A funny thing happened on the way to the family Easter dinner...
I started making this bread Saturday morning to take to my family's Easter celebration that afternoon. I was running late so I decided to let it rise in the car and bake it once I got to my sister's house. I had to hold onto the baking pan to keep the loaf from sliding off. It slid a couple of times and I was able to catch it. I kept saying "will you just cooperate?". It decided to have the last word. It slid completely off the seat. I couldn't catch in time. It stayed on the parchment and was still covered, but it was ruined.
I was soooo mad that I balled the dough up and threw it down on the baking pan. I decided I didn't care. We just wouldn't have any bread for dinner. I kept driving down the road mad at the world. Then, I started laughing my head off at myself. You can’t get mad at bread. It was then that I realized I could just reshape it and let is rise again. So that's what I did.
The moral of the story is when you think all is lost, it usually isn't. You just need to laugh and try again!
Greek Easter Twist
Makes: 2 Loaves
From Breads from Betsy's Kitchen by Betsy Oppenneer.
- 2 scant tablespoons or 2 (1/4-ounce) package active dry yeast
- 1/2 cup warm water (about 110 degrees)
- 1 cup warm milk (about 110 degrees)
- 1 cup soft butter
- 4 large eggs, beaten
- 1/2 cup honey
- 1 tablespoon crushed anise seed
- 1 tablespoon orange peel
- 2 teaspoons salt
- 6 to 7 cups unbleached flour
- 8 to 12 hard-boiled eggs, dyed bright red
- 1 egg beaten with 1 tablespoon water
- Coarse sugar or sesame seeds
1) Hard boil 8 to 12 eggs. I used about 8 eggs but you can use more if you like.
2) Dye the eggs red. I've never dyed Easter eggs red before. Very interesting and beautiful!
Stir the yeast into warm water in the bowl of a stand mixer. Add the milk, butter, eggs, honey, anise seed, orange peel, salt, and 3 cups flour and beat vigorously for two minutes.
Gradually add in the flour, 1/4 cup a a time, until the dough begins to pull away from the side of the bowl. Turn dough out onto a floured work surface. Knead, adding flour a little at a time, until you have a smooth, elastic dough.
Put dough into an oiled bowl and turn to coat it with oil.

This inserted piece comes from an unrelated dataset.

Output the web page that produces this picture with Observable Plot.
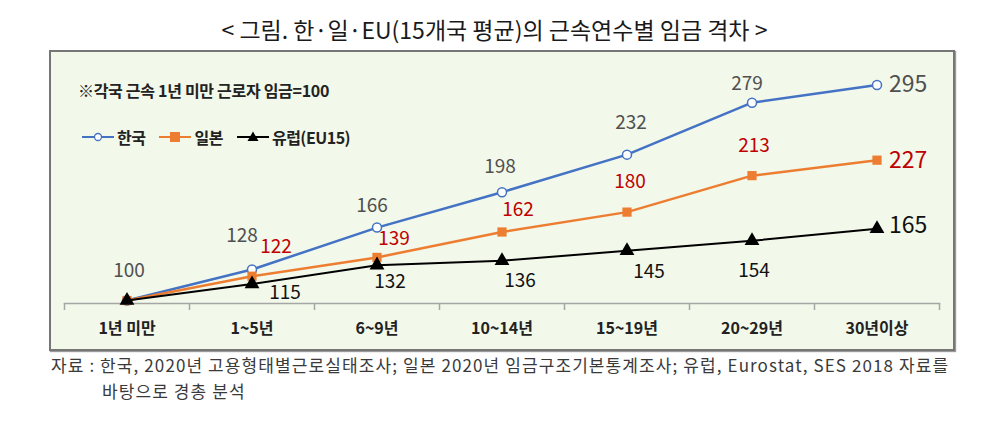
<!DOCTYPE html>
<html>
<head>
<meta charset="utf-8">
<script src="https://cdn.jsdelivr.net/npm/d3@7"></script>
<script src="https://cdn.jsdelivr.net/npm/@observablehq/plot@0.6"></script>
<style>
  body { margin:0; width:989px; height:428px; position:relative; background:#fff; font-family:"Noto Sans CJK KR", sans-serif; overflow:hidden; }
  #title { position:absolute; left:0; top:13px; width:989px; text-align:center; font-size:23px; line-height:32px; color:#1a1a1a; letter-spacing:0px; }
  #panel { position:absolute; left:49px; top:50px; width:902px; height:297px; border:2px solid #767676; background:#f2f8ea; box-shadow:1px 1px 1px #9a9a9a; }
  #panel svg { position:absolute; left:0; top:0; }
  #note { position:absolute; left:27px; top:27px; font-size:16px; line-height:22px; font-weight:bold; color:#222; letter-spacing:-0.3px; }
  #legend { position:absolute; left:30px; top:74px; font-size:16px; line-height:22px; font-weight:bold; color:#222; letter-spacing:-0.5px; display:flex; align-items:center; }
  #legend .item { display:flex; align-items:center; margin-right:13px; }
  #legend svg { position:static; margin-right:2px; }
  #caption { position:absolute; left:51px; top:352px; font-size:17px; line-height:26px; color:#3a3a3a; letter-spacing:1.1px; white-space:nowrap; }
  #caption .l2 { padding-left:51px; }
</style>
</head>
<body>
<div id="title"></div>
<div id="panel">
  <div id="note"></div>
  <div id="legend"></div>
</div>
<div id="caption"></div>
<script>
const titleText = "< 그림. 한·일·EU(15개국 평균)의 근속연수별 임금 격차 >";
const noteText = "※각국 근속 1년 미만 근로자 임금=100";
const captionLines = ["자료 : 한국, 2020년 고용형태별근로실태조사; 일본 2020년 임금구조기본통계조사; 유럽, Eurostat, SES 2018 자료를", "바탕으로 경총 분석"];

const categories = ["1년 미만", "1~5년", "6~9년", "10~14년", "15~19년", "20~29년", "30년이상"];
const seriesNames = ["한국", "일본", "유럽(EU15)"];
const korea = [100, 128, 166, 198, 232, 279, 295];
const japan = [100, 122, 139, 162, 180, 213, 227];
const eu = [100, 115, 132, 136, 145, 154, 165];

// label styling (pixel nudges relative to each point)
const koreaNudge = [[2,-30],[-10,-34],[-5,-22],[-2,-25],[4,-32],[-5,-19]];
const japanNudge = [null,[24,-29],[17,-19],[16,-22],[3,-30],[2,-30]];
const euNudge = [null,[33,9],[13,17],[18,20],[22,21],[2,30]];

const colors = {"한국": "#4472c4", "일본": "#ed7d31", "유럽(EU15)": "#000000"};
const labelColors = {"한국": "#505050", "일본": "#c00000", "유럽(EU15)": "#111111"};

document.getElementById("title").textContent = titleText;
document.getElementById("note").textContent = noteText;
const cap = document.getElementById("caption");
captionLines.forEach((t, i) => { const d = document.createElement("div"); d.textContent = t; if (i) d.className = "l2"; cap.appendChild(d); });

const values = [korea, japan, eu];
const nudges = [koreaNudge, japanNudge, euNudge];
const rows = [];
seriesNames.forEach((s, si) => values[si].forEach((v, i) => rows.push({series: s, si, i, x: i + 0.5, value: v})));

const numFont = "'Noto Sans CJK KR', sans-serif";
const labelMarks = [];
rows.forEach(r => {
  const last = r.i === categories.length - 1;
  const nd = nudges[r.si][r.i];
  if (!last && !nd) return;
  labelMarks.push(Plot.text([r], {
    x: "x", y: "value", text: d => String(d.value),
    fill: labelColors[r.series],
    fontFamily: numFont,
    fontSize: last ? 23 : 19,
    textAnchor: last ? "start" : "middle",
    dx: last ? 12 : nd[0],
    dy: last ? (r.si === 2 ? -3 : 0) : nd[1]
  }));
});

const seriesMarks = [];
seriesNames.forEach(s => {
  const data = rows.filter(r => r.series === s);
  seriesMarks.push(Plot.line(data, {x: "x", y: "value", stroke: colors[s], strokeWidth: s === "유럽(EU15)" ? 2 : 2.5}));
  if (s === "한국") seriesMarks.push(Plot.dot(data, {x: "x", y: "value", r: 4.5, fill: "#fff", stroke: colors[s], strokeWidth: 1.5}));
  if (s === "일본") seriesMarks.push(Plot.dot(data, {x: "x", y: "value", symbol: "square", r: 5.2, fill: colors[s], stroke: "none"}));
  if (s === "유럽(EU15)") seriesMarks.push(Plot.dot(data, {x: "x", y: "value", symbol: "triangle", r: 5.5, fill: colors[s], stroke: "none"}));
});

const chart = Plot.plot({
  width: 902,
  height: 297,
  marginLeft: 13,
  marginRight: 14,
  marginTop: 27,
  marginBottom: 46,
  style: {background: "transparent", overflow: "visible"},
  x: {domain: [0, categories.length], axis: null, label: null},
  y: {domain: [97.3, 300], axis: null, label: null},
  marks: [
    Plot.frame({anchor: "bottom", stroke: "#a6a6a6", strokeWidth: 1.5}),
    Plot.axisX({ticks: d3.range(categories.length + 1), tickSize: 7, tickFormat: () => "", color: "#a6a6a6", strokeWidth: 1.5, label: null}),
    Plot.axisX({ticks: categories.map((c, i) => i + 0.5), tickSize: 0, tickPadding: 19, tickFormat: d => categories[Math.round(d - 0.5)], fontSize: 16, fontWeight: "bold", fill: "#222", fontFamily: numFont, label: null}),
    ...seriesMarks,
    ...labelMarks
  ]
});
document.getElementById("panel").appendChild(chart);

// legend
const legend = document.getElementById("legend");
seriesNames.forEach(s => {
  const item = document.createElement("div");
  item.className = "item";
  let sym;
  if (s === "한국") sym = `<circle cx="17" cy="8" r="3.5" fill="#fff" stroke="${colors[s]}" stroke-width="1.3"/>`;
  else if (s === "일본") sym = `<rect x="12" y="3" width="10" height="10" fill="${colors[s]}"/>`;
  else sym = `<path d="M17,2.5 L22.5,12 L11.5,12 Z" fill="${colors[s]}"/>`;
  item.innerHTML = `<svg width="34" height="16" viewBox="0 0 34 16"><line x1="1" y1="8" x2="33" y2="8" stroke="${colors[s]}" stroke-width="2"/>${sym}</svg><span></span>`;
  item.querySelector("span").textContent = s;
  legend.appendChild(item);
});
</script>
</body>
</html>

Cover with plastic wrap or a kitchen towel and let rise until doubled in size, about one hour.
Turn the dough out onto a lightly oiled work surface and divide in four pieces.

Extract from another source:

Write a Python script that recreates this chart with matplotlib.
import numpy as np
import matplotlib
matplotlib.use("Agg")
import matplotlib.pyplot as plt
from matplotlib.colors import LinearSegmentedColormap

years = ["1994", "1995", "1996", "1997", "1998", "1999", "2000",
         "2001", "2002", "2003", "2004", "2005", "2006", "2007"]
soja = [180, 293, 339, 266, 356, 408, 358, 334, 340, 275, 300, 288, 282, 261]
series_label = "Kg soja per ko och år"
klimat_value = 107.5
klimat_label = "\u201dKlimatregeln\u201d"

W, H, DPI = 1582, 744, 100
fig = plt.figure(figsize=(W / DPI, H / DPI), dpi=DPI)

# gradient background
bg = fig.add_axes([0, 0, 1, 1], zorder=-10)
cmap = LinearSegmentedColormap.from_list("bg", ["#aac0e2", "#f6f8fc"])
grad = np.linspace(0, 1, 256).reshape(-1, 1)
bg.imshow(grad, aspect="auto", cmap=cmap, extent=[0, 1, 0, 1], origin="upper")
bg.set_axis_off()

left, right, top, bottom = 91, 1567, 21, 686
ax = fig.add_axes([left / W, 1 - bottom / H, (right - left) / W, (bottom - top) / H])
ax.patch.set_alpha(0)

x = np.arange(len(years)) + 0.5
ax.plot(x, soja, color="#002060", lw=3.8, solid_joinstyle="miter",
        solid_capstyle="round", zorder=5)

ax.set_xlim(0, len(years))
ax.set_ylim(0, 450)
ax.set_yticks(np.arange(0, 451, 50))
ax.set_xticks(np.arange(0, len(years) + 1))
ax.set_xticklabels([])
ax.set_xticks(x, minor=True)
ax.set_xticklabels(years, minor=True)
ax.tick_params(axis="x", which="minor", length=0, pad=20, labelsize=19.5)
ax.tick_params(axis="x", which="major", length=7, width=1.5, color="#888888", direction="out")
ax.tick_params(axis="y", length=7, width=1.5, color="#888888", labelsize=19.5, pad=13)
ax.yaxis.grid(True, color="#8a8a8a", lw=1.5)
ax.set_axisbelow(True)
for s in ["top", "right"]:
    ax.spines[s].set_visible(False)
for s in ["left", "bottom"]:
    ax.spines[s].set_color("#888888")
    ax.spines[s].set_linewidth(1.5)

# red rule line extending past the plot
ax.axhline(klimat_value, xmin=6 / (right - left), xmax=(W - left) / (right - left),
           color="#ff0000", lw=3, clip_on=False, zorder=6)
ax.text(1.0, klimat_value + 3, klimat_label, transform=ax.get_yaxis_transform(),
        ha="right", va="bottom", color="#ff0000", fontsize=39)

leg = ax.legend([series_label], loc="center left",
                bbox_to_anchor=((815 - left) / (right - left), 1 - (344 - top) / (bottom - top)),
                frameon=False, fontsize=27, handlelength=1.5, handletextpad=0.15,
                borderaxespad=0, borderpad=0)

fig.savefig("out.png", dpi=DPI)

Shape each fourth into a 30-inch strand.
Twist strands together and pinch the ends together.
Spread the dough and insert four to six eggs evenly spaced between the strands. Place onto parchment-lined baking sheets. Repeat with the remaining two strands.
Cover with plastic wrap and let rise until almost doubled, about 45 minutes.
About 10 minutes before baking, preheat oven to 375 degrees.
Just before baking, brush each loaf lightly with the glaze and sprinkle with the coarse sugar or seeds.
Bake for 25 minutes, or until the internal temperature of the loaf reaches 190 degrees. Immediately remove the bread from baking sheets and cool on a wire rack.
This is the loaf I took to my sister's house. It turned out great even though I had to reshape it.
This is the second loaf that I made a couple of days later. I put the dough in the refrigerator and took it out 2 days later and let it rise at room temperature before shaping. It did just fine. It amazes me how forgiving a lot of breads are. We should be more like that!